Should you really being doing everything that you’re doing, or have you taken on too much?
As the world gets increasingly more complex, this question is more important than ever. I’m finding that clients simply can’t muster the time, mojo or drive to do those tasks they used to take on even though they disliked doing them. In this time where major civil unrest and a pandemic basically side swipe us energetically, most of us are having a really hard time “getting shit done” even if that’s normally our M.O. In many cases, it’s giving my clients that permission to (finally!) let go of those things that they really don’t want to do. Yet some of those things are important for their business and their life to function on all cylinders. Quite the conundrum.
The reality is, so many of my clients are busier than ever. They juggle a full client load, re-engineering their in-person work to be engaging in a virtual environment, working on growing their businesses, and possibly even a family and homeschooling. In “normal” times, I often have to remind my clients that doing more of the same thing is not going to get them where they want to go. If you want to grow, you have to let go. But now, with more on your plate than ever, it’s a good time to look at the things on your to-do list ask yourself, “Just because I can do this, does it mean I should be the one to do it?”
This is where the 4 D’s come into play.
Now, I didn’t coin these, I’m just borrowing them. I have been using them for 20 years, and when doing a Google search I see a lot of people talking about them but no reference to who coined them. I wish I could give credit to the clever mind that created this!
The 4 D’s:
When there is something I want to get done,
do I DO it, DELEGATE it, DATE it, or DUMP it?
Most really successful people pride themselves on how much capacity they have to get things done. They will likely even insist that “no one else” can do it. But when hard pressed, when there’s no more space or energy to give, it’s amazing what you can actually delegate to someone else!
So if there’s any part of you that thinks you have to do it yourself, stop and reflect, “Is that really true?”
As an example, about six years ago I was able to hire an assistant whose job it was to transcribe my handwritten notes into typed notes for one of my Strategic Alliances that required me to have written notes on each client call.

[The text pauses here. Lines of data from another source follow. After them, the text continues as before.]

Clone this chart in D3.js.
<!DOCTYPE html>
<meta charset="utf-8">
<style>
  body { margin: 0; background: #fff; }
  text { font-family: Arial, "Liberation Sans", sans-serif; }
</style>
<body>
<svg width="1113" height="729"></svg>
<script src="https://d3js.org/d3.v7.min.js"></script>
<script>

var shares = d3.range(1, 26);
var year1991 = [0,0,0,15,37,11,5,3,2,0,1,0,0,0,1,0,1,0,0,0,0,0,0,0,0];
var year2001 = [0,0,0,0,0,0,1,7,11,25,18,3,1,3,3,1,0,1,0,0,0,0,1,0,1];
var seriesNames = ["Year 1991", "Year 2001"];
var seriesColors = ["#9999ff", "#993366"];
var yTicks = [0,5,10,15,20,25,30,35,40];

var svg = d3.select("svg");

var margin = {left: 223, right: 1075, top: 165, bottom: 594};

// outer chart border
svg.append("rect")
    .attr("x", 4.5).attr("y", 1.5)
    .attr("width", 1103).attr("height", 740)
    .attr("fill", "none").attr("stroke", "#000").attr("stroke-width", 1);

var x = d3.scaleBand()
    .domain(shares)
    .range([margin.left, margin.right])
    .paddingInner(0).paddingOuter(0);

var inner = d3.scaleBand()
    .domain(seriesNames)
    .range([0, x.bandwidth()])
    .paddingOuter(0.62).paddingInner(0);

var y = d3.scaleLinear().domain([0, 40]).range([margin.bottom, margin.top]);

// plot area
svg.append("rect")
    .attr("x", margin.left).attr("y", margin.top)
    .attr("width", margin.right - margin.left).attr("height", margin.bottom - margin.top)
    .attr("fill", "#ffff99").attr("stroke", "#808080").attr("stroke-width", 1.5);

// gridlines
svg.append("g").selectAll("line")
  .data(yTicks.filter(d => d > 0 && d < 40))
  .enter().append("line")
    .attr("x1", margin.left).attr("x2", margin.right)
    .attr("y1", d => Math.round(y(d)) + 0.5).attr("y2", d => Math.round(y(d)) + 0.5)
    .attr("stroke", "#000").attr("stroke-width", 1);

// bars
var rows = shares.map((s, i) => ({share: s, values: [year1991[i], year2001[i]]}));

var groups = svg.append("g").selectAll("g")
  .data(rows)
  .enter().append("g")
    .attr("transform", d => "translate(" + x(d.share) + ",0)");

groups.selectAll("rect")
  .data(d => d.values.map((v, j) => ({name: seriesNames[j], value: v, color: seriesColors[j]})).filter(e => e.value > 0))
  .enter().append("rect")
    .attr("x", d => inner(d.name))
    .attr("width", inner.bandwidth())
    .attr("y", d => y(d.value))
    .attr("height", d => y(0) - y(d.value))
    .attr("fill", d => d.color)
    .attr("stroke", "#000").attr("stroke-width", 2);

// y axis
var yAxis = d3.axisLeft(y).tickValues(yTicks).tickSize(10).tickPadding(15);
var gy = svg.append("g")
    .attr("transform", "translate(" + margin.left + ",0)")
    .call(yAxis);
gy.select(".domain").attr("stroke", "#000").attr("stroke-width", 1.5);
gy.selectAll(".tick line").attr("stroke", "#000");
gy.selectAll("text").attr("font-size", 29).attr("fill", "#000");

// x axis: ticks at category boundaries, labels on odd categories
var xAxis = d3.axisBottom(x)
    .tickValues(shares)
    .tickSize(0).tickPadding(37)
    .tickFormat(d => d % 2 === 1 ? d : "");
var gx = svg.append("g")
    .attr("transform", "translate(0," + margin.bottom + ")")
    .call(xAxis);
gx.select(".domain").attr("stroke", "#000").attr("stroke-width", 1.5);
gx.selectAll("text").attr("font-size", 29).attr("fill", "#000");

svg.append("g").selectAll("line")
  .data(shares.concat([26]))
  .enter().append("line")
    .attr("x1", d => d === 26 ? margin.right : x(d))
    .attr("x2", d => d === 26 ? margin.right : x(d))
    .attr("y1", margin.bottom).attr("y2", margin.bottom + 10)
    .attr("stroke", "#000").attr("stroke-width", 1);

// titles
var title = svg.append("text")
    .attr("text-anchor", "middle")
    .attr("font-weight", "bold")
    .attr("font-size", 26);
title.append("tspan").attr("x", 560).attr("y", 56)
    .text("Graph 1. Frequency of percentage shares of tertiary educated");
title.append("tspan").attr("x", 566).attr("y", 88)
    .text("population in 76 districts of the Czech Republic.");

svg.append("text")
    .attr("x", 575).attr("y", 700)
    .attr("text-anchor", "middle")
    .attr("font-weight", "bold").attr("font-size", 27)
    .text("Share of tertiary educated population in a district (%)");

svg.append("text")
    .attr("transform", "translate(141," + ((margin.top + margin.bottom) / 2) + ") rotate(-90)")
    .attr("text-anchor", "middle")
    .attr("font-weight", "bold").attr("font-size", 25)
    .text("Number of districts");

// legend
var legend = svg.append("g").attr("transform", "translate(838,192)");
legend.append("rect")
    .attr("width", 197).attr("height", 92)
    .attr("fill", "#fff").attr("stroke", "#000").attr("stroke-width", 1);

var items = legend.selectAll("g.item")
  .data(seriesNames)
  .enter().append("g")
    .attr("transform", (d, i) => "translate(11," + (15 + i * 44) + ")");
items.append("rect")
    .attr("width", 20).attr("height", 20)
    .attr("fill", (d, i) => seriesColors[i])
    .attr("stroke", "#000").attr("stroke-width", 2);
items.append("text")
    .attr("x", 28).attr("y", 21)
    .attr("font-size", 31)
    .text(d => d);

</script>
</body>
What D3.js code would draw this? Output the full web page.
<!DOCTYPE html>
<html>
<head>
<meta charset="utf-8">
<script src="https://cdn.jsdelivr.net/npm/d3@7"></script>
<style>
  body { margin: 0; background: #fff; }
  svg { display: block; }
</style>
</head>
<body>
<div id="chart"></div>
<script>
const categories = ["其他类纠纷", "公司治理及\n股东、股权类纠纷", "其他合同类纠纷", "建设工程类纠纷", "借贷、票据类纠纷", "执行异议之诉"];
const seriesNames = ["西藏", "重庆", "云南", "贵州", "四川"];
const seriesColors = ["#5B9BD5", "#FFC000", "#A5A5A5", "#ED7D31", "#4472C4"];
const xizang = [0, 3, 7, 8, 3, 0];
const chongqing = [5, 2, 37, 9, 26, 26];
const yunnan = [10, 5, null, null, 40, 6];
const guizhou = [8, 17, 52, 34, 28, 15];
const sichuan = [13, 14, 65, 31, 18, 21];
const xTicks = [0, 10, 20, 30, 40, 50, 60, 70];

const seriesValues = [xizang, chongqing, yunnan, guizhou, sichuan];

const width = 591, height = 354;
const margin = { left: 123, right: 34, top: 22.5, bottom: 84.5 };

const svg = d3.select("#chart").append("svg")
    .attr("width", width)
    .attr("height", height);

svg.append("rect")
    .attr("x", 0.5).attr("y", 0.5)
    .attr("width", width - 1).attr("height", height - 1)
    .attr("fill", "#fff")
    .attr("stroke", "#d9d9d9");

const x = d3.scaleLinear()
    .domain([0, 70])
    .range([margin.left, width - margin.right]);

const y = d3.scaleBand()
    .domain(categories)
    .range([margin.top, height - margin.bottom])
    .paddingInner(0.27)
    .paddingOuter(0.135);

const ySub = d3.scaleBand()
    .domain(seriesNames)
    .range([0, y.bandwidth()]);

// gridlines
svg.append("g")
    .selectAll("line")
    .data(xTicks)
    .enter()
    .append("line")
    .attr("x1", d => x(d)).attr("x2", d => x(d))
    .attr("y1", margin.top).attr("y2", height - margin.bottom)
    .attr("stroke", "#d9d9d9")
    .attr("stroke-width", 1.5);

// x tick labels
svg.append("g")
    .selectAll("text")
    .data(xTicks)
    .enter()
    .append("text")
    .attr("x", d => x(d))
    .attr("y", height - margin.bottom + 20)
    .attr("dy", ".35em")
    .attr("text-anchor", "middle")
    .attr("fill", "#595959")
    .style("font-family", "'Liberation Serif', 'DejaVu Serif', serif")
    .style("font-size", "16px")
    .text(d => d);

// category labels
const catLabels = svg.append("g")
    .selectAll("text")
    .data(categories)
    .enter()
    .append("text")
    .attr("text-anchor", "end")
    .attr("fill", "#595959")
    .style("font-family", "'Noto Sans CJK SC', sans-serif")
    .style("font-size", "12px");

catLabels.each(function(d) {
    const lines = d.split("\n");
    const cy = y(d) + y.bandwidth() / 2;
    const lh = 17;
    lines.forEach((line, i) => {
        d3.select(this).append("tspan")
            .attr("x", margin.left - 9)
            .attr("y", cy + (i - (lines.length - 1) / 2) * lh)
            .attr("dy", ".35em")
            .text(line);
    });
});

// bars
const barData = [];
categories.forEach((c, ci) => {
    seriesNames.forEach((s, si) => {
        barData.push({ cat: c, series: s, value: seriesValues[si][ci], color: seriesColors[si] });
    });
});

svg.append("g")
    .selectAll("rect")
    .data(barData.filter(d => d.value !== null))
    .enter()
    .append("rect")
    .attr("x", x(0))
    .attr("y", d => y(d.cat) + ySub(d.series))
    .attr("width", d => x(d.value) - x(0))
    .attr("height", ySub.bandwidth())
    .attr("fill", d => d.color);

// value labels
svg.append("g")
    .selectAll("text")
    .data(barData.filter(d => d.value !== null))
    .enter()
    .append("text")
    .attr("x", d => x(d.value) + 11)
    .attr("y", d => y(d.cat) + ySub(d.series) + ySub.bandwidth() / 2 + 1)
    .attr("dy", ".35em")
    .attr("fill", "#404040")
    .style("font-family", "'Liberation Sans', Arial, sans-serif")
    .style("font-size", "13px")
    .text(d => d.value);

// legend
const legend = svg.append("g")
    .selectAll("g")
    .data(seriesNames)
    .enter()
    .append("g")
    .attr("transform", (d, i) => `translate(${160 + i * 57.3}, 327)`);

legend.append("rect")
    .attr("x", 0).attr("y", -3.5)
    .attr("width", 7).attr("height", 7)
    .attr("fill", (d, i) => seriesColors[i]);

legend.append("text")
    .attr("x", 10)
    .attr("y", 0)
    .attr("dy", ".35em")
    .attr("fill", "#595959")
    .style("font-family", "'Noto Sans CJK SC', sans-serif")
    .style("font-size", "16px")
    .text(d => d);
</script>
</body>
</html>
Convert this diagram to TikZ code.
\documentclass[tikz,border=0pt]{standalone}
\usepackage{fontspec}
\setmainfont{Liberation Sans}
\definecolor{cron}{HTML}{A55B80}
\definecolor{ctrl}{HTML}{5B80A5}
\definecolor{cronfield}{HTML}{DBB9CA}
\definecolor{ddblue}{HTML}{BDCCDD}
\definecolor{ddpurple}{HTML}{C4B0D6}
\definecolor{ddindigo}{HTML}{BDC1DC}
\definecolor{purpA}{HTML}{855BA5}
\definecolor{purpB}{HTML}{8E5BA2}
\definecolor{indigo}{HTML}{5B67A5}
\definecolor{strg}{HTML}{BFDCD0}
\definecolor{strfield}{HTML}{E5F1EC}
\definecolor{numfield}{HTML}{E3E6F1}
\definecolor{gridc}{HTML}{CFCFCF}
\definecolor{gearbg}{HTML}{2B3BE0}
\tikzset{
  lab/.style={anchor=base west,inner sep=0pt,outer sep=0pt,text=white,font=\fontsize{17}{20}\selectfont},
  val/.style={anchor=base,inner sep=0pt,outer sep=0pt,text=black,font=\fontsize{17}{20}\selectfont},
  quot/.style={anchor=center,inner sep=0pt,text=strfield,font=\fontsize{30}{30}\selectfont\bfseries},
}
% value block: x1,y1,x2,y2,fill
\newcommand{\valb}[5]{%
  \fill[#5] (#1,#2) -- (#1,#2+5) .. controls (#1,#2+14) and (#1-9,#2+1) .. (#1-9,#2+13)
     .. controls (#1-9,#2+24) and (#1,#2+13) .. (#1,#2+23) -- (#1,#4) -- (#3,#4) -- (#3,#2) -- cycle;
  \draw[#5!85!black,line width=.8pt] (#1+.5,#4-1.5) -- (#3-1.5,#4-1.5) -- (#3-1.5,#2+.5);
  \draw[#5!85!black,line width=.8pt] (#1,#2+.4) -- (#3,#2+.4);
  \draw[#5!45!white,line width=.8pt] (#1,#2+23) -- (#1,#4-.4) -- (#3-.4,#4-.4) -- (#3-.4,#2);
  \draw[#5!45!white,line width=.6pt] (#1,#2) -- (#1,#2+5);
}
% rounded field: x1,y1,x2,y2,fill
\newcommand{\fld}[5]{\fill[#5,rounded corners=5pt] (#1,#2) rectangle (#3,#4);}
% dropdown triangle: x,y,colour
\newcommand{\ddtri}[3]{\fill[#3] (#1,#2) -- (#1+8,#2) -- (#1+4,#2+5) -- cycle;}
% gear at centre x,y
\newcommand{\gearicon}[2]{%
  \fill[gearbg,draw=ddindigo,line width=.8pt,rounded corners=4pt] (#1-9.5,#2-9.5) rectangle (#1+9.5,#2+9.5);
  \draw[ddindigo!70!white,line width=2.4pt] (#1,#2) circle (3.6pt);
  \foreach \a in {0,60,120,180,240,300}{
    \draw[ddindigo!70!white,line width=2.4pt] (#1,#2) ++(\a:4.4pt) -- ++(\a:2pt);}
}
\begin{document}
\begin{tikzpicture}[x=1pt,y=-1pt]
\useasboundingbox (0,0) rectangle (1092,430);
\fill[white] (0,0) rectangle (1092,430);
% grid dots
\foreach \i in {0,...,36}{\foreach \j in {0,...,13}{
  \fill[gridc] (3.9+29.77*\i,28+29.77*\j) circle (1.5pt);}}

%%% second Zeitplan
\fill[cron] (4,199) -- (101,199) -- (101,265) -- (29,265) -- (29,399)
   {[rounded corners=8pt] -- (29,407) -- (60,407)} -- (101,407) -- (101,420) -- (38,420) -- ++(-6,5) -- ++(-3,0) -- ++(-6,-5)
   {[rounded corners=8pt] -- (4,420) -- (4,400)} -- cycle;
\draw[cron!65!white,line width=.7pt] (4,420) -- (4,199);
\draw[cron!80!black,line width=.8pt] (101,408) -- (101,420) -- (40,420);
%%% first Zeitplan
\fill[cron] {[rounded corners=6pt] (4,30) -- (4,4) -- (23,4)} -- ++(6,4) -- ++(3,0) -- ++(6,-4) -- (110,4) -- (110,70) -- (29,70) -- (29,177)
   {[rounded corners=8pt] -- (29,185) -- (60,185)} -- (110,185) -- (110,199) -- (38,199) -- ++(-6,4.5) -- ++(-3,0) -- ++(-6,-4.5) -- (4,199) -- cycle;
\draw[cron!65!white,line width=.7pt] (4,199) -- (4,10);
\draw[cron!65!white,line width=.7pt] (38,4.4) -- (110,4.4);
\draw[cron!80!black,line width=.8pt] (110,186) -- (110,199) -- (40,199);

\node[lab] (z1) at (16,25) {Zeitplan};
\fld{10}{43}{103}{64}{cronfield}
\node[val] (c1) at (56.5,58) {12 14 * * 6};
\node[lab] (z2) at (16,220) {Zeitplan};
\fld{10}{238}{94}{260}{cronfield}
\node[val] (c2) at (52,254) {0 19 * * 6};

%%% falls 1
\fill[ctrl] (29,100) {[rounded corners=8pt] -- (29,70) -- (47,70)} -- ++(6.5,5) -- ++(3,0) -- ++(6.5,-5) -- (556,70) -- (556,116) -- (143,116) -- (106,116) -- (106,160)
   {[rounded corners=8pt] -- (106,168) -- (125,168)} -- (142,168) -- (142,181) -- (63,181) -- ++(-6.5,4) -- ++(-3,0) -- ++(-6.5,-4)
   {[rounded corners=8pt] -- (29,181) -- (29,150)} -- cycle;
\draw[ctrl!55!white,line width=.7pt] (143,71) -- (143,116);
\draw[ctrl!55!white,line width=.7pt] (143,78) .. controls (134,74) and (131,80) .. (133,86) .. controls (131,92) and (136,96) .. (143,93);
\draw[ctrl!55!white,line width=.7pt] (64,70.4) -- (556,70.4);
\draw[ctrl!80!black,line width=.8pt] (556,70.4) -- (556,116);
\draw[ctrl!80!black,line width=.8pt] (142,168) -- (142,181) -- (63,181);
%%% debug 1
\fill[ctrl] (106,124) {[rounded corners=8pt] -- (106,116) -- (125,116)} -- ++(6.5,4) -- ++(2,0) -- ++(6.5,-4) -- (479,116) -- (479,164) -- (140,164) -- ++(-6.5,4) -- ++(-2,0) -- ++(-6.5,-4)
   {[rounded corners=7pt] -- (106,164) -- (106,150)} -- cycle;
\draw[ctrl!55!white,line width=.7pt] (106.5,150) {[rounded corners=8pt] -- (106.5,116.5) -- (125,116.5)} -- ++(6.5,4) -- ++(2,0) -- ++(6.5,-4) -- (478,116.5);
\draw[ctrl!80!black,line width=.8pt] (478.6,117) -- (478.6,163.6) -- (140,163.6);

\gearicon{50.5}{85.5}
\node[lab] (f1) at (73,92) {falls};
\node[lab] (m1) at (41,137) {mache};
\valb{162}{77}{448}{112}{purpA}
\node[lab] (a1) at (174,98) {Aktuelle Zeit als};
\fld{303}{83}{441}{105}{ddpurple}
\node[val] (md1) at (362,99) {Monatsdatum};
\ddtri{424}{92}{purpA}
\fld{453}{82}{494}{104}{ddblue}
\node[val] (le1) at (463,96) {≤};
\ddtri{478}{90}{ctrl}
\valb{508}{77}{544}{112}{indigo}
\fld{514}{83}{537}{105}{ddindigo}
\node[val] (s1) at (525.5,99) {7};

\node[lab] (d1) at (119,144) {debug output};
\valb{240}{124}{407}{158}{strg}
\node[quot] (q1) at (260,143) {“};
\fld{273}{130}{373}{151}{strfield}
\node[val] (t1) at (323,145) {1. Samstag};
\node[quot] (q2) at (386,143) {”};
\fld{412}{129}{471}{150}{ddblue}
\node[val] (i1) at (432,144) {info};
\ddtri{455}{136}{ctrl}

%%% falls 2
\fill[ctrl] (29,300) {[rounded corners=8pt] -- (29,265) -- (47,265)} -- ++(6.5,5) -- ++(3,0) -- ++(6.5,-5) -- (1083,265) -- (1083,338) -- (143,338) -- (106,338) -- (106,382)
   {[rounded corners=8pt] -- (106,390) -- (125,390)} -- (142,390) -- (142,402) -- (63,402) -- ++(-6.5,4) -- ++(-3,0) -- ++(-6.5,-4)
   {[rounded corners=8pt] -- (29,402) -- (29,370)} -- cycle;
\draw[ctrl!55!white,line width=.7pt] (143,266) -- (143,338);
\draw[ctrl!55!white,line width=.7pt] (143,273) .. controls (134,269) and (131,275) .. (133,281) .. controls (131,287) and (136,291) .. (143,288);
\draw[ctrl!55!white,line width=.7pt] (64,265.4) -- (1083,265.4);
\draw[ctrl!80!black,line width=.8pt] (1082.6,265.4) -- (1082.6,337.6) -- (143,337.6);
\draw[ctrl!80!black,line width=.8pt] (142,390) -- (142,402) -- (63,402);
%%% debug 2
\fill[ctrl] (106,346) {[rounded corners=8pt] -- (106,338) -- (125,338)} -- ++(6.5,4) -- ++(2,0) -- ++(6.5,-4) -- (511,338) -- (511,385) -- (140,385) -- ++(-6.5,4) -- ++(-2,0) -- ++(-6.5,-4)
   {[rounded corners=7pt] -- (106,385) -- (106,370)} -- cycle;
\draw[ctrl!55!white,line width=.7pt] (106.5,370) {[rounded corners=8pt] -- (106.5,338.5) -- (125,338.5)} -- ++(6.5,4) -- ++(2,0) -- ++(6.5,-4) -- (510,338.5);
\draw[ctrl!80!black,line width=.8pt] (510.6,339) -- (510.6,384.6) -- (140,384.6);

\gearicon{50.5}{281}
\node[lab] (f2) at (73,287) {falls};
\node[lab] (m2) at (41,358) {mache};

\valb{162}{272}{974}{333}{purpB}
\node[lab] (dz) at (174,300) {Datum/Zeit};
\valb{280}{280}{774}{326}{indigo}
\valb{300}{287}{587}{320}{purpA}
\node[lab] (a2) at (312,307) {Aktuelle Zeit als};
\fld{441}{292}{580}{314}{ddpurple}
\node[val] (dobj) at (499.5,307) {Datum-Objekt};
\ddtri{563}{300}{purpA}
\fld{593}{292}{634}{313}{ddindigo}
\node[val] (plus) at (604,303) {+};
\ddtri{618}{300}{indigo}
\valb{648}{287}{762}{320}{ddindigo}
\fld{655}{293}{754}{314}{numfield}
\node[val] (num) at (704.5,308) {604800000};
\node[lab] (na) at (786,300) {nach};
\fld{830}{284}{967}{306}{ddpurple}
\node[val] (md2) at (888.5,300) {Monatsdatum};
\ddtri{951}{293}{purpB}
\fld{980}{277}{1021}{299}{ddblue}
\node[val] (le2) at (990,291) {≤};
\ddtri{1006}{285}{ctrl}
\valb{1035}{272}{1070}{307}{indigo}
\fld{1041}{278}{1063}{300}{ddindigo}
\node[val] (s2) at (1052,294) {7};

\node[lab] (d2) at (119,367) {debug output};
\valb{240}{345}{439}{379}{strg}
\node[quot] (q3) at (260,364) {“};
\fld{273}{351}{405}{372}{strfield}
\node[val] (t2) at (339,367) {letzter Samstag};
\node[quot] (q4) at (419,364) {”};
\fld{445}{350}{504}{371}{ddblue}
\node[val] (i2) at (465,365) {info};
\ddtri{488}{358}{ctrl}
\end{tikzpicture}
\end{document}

My other coaching colleagues just typed them in as they coached but I knew that this would not work for me as it was very important for me not to be in front of a computer while I was coaching my clients. I tried dictating them with transcription software and that was equally as challenging and took just as much time. This was a task that took me about 10 hours a month to complete, and it was my least favorite thing in the world to do, but for a long time I thought I had to do it. I thought that no one else would be able to “get” what I had written and be able to translate it into useful information for my colleagues.
When I finally brought on the assistant, there absolutely was a calibration process. It took a few months for her to understand what I wanted her to do, be able to translate my language into layman’s terms and create notes in the system that were even better than mine. But after that, she got it, and it saved me 120 hours a year and a truckload of strife. I got three weeks of my life back for $1800 a year. It was completely worth it!
And by the way, I mostly used those three weeks to take more time off.
This week, look at the tasks on your plate and ask yourself, “What are the things that I don’t like and that I am not good at?” These really are the first tasks to look at delegating. Often, tasks like bookkeeping come up in this category. Start to explore how you might delegate these tasks to move them off your plate.
After that, look at the things you’re good at but that you don’t like. These are energy sucks. Can you delegate any of those tasks?
If you adopt these principles, you will not only save time and energy, but you’ll have a more joyous experience of your business. And remember the mantra, “just because I can, does it mean I should!”